DACS
members who read the Danbury
News-Times may be familiar with a full-page Online
section which appears at the back of each Tuesday edition. This
section has been devoted to
information on computers and the Internet, and gets much of its
content from the Chicago
Tribune and other syndicated sources. Beginning on March 3, the
News-Times will revamp its
editorial structure, move the high-tech page to Wednesday's section
B-1, and add locally
generated content to its features. And part of that local content
will be a weekly column hosted by
DACS.
The Q&A column will be researched
and written by a team from DACS under the supervision of
News-Times business editor, Mark Langlois, and will be modeled
on the longstanding Random
Access column published each month in dacs.doc. DACS chairman,
Wally David, will head up a
select team of experts, including Bruce Preston, Ed Heere, and
Jeff Setaro, and with informed
input from other volunteers within our society. The News-Times
has begun promoting the column
and will ask its readers to send in questions.

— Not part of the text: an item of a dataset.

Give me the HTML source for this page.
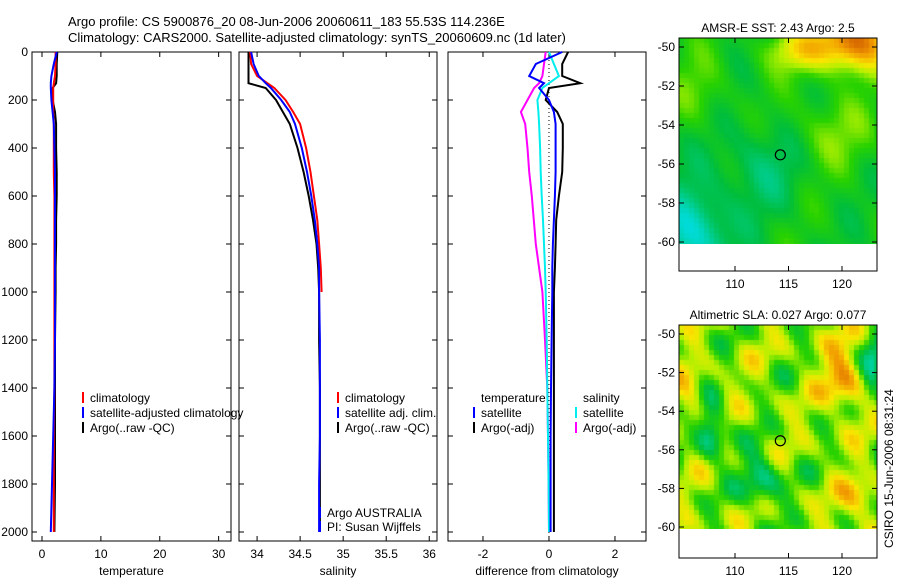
<!DOCTYPE html>
<html><head><meta charset="utf-8"><style>
body{margin:0;background:#fff;width:900px;height:580px;overflow:hidden;font-family:"Liberation Sans",sans-serif}
svg text{font-family:"Liberation Sans",sans-serif;font-size:12px;fill:#000}
canvas{position:absolute}
</style></head><body>
<svg id="s" width="900" height="580" style="position:absolute;left:0;top:0">
<text x="68" y="26" style="font-size:13px">Argo profile: CS 5900876_20 08-Jun-2006 20060611_183 55.53S 114.236E</text>
<text x="68" y="42" style="font-size:13px">Climatology: CARS2000. Satellite-adjusted climatology: synTS_20060609.nc (1d later)</text>
</svg>
<canvas id="m1" width="198" height="206" style="left:679px;top:38px"></canvas>
<canvas id="m2" width="198" height="204" style="left:679px;top:325px"></canvas>
<svg id="s2" width="900" height="580" style="position:absolute;left:0;top:0"></svg>
<script>
// depth grid (m)
const depths=[0,50,100,130,150,200,250,300,400,500,600,700,800,900,1000,1200,1400,1600,1800,2000];
// temperature panel
const tempClim=[2.3,2.3,2.2,2.0,1.9,1.9,1.9,2.0,2.0,2.0,2.1,2.1,2.1,2.1,2.1,2.1,2.1,2.0,2.0,2.0];
const tempSat=[2.5,2.0,1.6,1.5,1.5,1.6,1.8,2.0,2.1,2.2,2.2,2.2,2.2,2.2,2.2,2.2,2.1,1.9,1.7,1.5];
const tempArgo=[2.6,2.5,2.5,2.4,1.8,1.8,2.2,2.4,2.4,2.5,2.5,2.4,2.4,2.3,2.3,2.2,2.2,2.2,2.2,2.1];
// salinity panel
const salClim=[33.92,33.93,34.0,34.12,34.2,34.33,34.42,34.5,34.57,34.62,34.66,34.7,34.72,34.74,34.75,null,null,null,null,null];
const salSat=[33.93,33.96,34.02,34.1,34.16,34.28,34.38,34.44,34.52,34.58,34.63,34.67,34.7,34.72,34.72,34.73,34.73,34.73,34.72,34.72];
const salArgo=[33.9,33.9,33.9,33.9,34.1,34.22,34.3,34.38,34.47,34.54,34.6,34.65,34.69,34.71,34.72,34.72,34.73,34.73,34.73,34.73];
// difference panel
const dTempArgo=[0.58,0.4,0.4,0.95,0.0,-0.1,0.25,0.42,0.42,0.4,0.3,0.22,0.2,0.18,0.15,0.15,0.15,0.15,0.15,0.15];
const dTempSat=[0.4,-0.4,-0.6,-0.15,-0.3,0.0,0.15,0.2,0.2,0.2,0.18,0.15,0.12,0.1,0.1,0.08,0.06,0.05,0.05,0.05];
const dSalSat=[0.0,0.15,0.3,0.0,-0.2,-0.35,-0.32,-0.3,-0.27,-0.25,-0.22,-0.18,-0.15,-0.12,-0.1,-0.07,-0.05,-0.03,-0.01,0.0];
const dSalArgo=[-0.1,-0.15,-0.2,-0.3,-0.45,-0.65,-0.85,-0.72,-0.65,-0.6,-0.52,-0.46,-0.4,-0.3,-0.2,-0.12,-0.05,-0.03,-0.01,0.0];
const tempTicks=[0,10,20,30], salTicks=[34,34.5,35,35.5,36], diffTicks=[-2,0,2];
const depthTicks=[0,200,400,600,800,1000,1200,1400,1600,1800,2000];
const latTicks=[-50,-52,-54,-56,-58,-60], lonTicks=[110,115,120];

const NS='http://www.w3.org/2000/svg';
const S=document.getElementById('s'), S2=document.getElementById('s2');
function el(p,t,a){const e=document.createElementNS(NS,t);for(const k in a)e.setAttribute(k,a[k]);p.appendChild(e);return e;}
const yD=d=>52+d*0.24;
const panels=[
 {x0:32,x1:231,v0:-1.7,v1:32.1,ticks:tempTicks,label:'temperature',name:'temperature-panel'},
 {x0:239,x1:437,v0:33.79,v1:36.09,ticks:salTicks,label:'salinity',name:'salinity-panel'},
 {x0:448,x1:646,v0:-3.06,v1:2.94,ticks:diffTicks,label:'difference from climatology',name:'difference-panel'}];
panels.forEach((p,i)=>{
 p.x=v=>p.x0+(v-p.v0)/(p.v1-p.v0)*(p.x1-p.x0);
 const g=el(S,'g',{});
 
 
 el(g,'rect',{x:p.x0,y:52,width:p.x1-p.x0,height:489,fill:'none',stroke:'#000','stroke-width':1});
 p.ticks.forEach(t=>{const x=p.x(t);
  el(g,'line',{x1:x,x2:x,y1:541,y2:536,stroke:'#000'});el(g,'line',{x1:x,x2:x,y1:52,y2:57,stroke:'#000'});
  const tx=el(g,'text',{x:x,y:558,'text-anchor':'middle'});tx.textContent=t;
  
  });
 depthTicks.forEach(d=>{const y=yD(d);
  el(g,'line',{x1:p.x0,x2:p.x0+5,y1:y,y2:y,stroke:'#000'});el(g,'line',{x1:p.x1,x2:p.x1-5,y1:y,y2:y,stroke:'#000'});
  if(i==0){const tx=el(g,'text',{x:28,y:y+4,'text-anchor':'end'});tx.textContent=d;
   
   }});
 const xl=el(g,'text',{x:(p.x0+p.x1)/2,y:575,'text-anchor':'middle'});xl.textContent=p.label;
 
 
});
function line(p,vals,col,name,w){let pts=[];vals.forEach((v,k)=>{if(v!==null)pts.push(p.x(v).toFixed(1)+','+yD(depths[k]).toFixed(1));});
 const e=el(S,'polyline',{points:pts.join(' '),fill:'none',stroke:col,'stroke-width':w||2});
 
 }
const P=panels;
line(P[0],tempArgo,'#000','temp-argo-line');line(P[0],tempClim,'#f00','temp-climatology-line');line(P[0],tempSat,'#00f','temp-satellite-line');
line(P[1],salArgo,'#000','sal-argo-line');line(P[1],salClim,'#f00','sal-climatology-line');line(P[1],salSat,'#00f','sal-satellite-line');
const zl=el(S,'line',{x1:P[2].x(0),x2:P[2].x(0),y1:52,y2:541,stroke:'#000','stroke-dasharray':'1,3'});


line(P[2],dTempArgo,'#000','diff-temp-argo-line');line(P[2],dSalArgo,'#f0f','diff-sal-argo-line');
line(P[2],dSalSat,'#0ee','diff-sal-satellite-line');line(P[2],dTempSat,'#00f','diff-temp-satellite-line');
function legend(items){items.forEach(([x,y,c,t])=>{
 if(c){const r=el(S,'rect',{x:x-8,y:y-10,width:2,height:11,fill:c});}
 const tx=el(S,'text',{x:x,y:y});tx.textContent=t;
 
 });}
legend([[90,402,'#f00','climatology'],[90,417,'#00f','satellite-adjusted climatology'],[90,432,'#000','Argo(..raw -QC)'],
[345,402,'#f00','climatology'],[345,417,'#00f','satellite adj. clim.'],[345,432,'#000','Argo(..raw -QC)'],
[327,517,'#00f','Argo AUSTRALIA'],[327,531,'#00f','PI: Susan Wijffels'],
[481,402,null,'temperature'],[481,417,'#00f','satellite'],[481,432,'#000','Argo(-adj)'],
[583,402,null,'salinity'],[583,417,'#0ee','satellite'],[583,432,'#f0f','Argo(-adj)']]);
// maps
function cmap(v){const stops=[[0,[0,80,255]],[0.25,[0,220,220]],[0.45,[0,190,60]],[0.55,[40,210,0]],[0.65,[180,240,0]],[0.75,[250,230,0]],[0.88,[240,150,0]],[1,[200,80,0]]];
 v=Math.max(0,Math.min(1,v));for(let i=1;i<stops.length;i++){if(v<=stops[i][0]){const a=stops[i-1],b=stops[i],f=(v-a[0])/(b[0]-a[0]);return a[1].map((c,k)=>Math.round(c+(b[1][k]-c)*f));}}return stops[stops.length-1][1];}
function drawMap(id,fn,h){const c=document.getElementById(id).getContext('2d');const cs=5;
 for(let y=0;y<h;y+=cs)for(let x=0;x<198;x+=cs){const col=cmap(fn(x/198,y/h));c.fillStyle='rgb('+col+')';c.fillRect(x,y,cs,cs);}}
drawMap('m1',(u,v)=>{let b=0.5+0.04*Math.sin(u*13+v*7)+0.03*Math.sin(u*23-v*17);
 b+=0.45*Math.exp(-((u-0.88)**2/0.04+(v-0.0)**2/0.02));b+=0.2*Math.exp(-((u-0.6)**2/0.03+(v-0.05)**2/0.01));
 b-=0.25*Math.exp(-((u-0.05)**2/0.03+(v-0.95)**2/0.05));
 b-=0.1*Math.exp(-((u-0.4)**2/0.05+(v-0.6)**2/0.05));b+=0.1*Math.exp(-((u-0.75)**2/0.05+(v-0.45)**2/0.03));
 b+=0.08*Math.exp(-((u-0.1)**2/0.02+(v-0.25)**2/0.03));return b;},206);
drawMap('m2',(u,v)=>{let b=0.62+0.08*Math.sin(u*17+v*9)+0.07*Math.sin(u*29-v*21+1)+0.05*Math.sin(u*6+v*25+2);
 b+=0.25*Math.exp(-((u-0.82)**2/0.01+(v-0.25)**2/0.03));b+=0.2*Math.exp(-((u-0.9)**2/0.01+(v-0.85)**2/0.01));
 b-=0.3*Math.exp(-((u-0.15)**2/0.005+(v-0.5)**2/0.02));b-=0.25*Math.exp(-((u-0.4)**2/0.01+(v-0.75)**2/0.02));
 b-=0.25*Math.exp(-((u-0.97)**2/0.004+(v-0.2)**2/0.02));b+=0.15*Math.exp(-((u-0.05)**2/0.006+(v-0.35)**2/0.02));return b;},204);
function mapFrame(top,lat50,lat60,title,name){
 const g=el(S2,'g',{});
 
 
 el(g,'rect',{x:679,y:top,width:198,height:233,fill:'none',stroke:'#000'});
 const ly=l=>lat50+(l+50)/(-10)*(lat60-lat50);
 latTicks.forEach(l=>{const y=ly(l);el(g,'line',{x1:679,x2:684,y1:y,y2:y,stroke:'#000'});el(g,'line',{x1:877,x2:872,y1:y,y2:y,stroke:'#000'});
  const t=el(g,'text',{x:675,y:y+4,'text-anchor':'end'});t.textContent=l;});
 const lx=l=>735+(l-110)*10.7;
 lonTicks.forEach(l=>{const x=lx(l);el(g,'line',{x1:x,x2:x,y1:top+233,y2:top+228,stroke:'#000'});el(g,'line',{x1:x,x2:x,y1:top,y2:top+5,stroke:'#000'});
  const t=el(g,'text',{x:x,y:top+250,'text-anchor':'middle'});t.textContent=l;});
 const t=el(g,'text',{x:778,y:top-6,'text-anchor':'middle'});t.textContent=title;
 
 
 const c=el(g,'circle',{cx:lx(114.236),cy:ly(-55.53),r:5,fill:'none',stroke:'#000','stroke-width':1.2});
 
 }
mapFrame(38,47,242,'AMSR-E SST: 2.43 Argo: 2.5','sst-map');
mapFrame(325,334,527,'Altimetric SLA: 0.027 Argo: 0.077','sla-map');
const ct=el(S2,'text',{x:0,y:0,transform:'translate(893,548) rotate(-90)'});ct.textContent='CSIRO 15-Jun-2006 08:31:24';


</script>
</body></html>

Anyone who would
like to add their expertise to
the effort should contact Wally at wallydavid@myself.com,
or pull him aside at a DACS meeting.
We on the board are all excited by this opportunity to share
DACS' communal knowledge with
the News-Times' readership, and look forward to adding many new
members through this column.
We encourage our members to support this effort of the News-Times
to add local content to their
pages and to provide timely and relevant information to their
readers.
People helping people
The initiative with the News-Times underscores a primary commitment
of DACS people helping
people. Why do user groups matter? Perhaps a brief allegory can
explain:
As the digital primordial soup began
to coalesce into conglomerations resembling desktop
computers, user groups were spawned to help bring some sense
to the chaos. Then, as larger,
more complex, artificial life forms began to take shape, these
early PCs began to be taken over by
parasitic infestations which gave them the means to explain themselves,
perform more tasks, and
communicate more clearly. Some even became so powerful that they
began to gobble up one
another, thus obviating the need to even explain themselves.
With PCs taking on more and more
tasks which seemed to need no explanation, user groups began
to lose their role as intermediaries. But then these super PCs,
and the infestations that inhabited them, developed the ability
to reproduce and change their form and function virtually at
will. Having eliminated most competing artificial life forms,
they no longer needed to learn new tasks, and left it to others
to explain what it was they did. To understand is to control,
but even when confronted with knowledge and experience, these
digital leviathans and their silicon-based hosts were able to
transform themselves anew into slightly different and ever more
complex variations of themselves, defying efforts to comprehend
them.
Thus the user group became a permanent
institution, dedicated to spreading information and
understanding of the ever changing PC. This was accomplished
through HelpLines, which allowed
members to call one another to discuss specific problems; SIGs, which met to discuss the
latest
changes in computing; and Random
Access, which enabled them to share knowledge with the
general membership. In sum, all this led to fulfillment of the
ancient prophecies: "Ask , and it shall
be given," and "a manual shall come to thee!"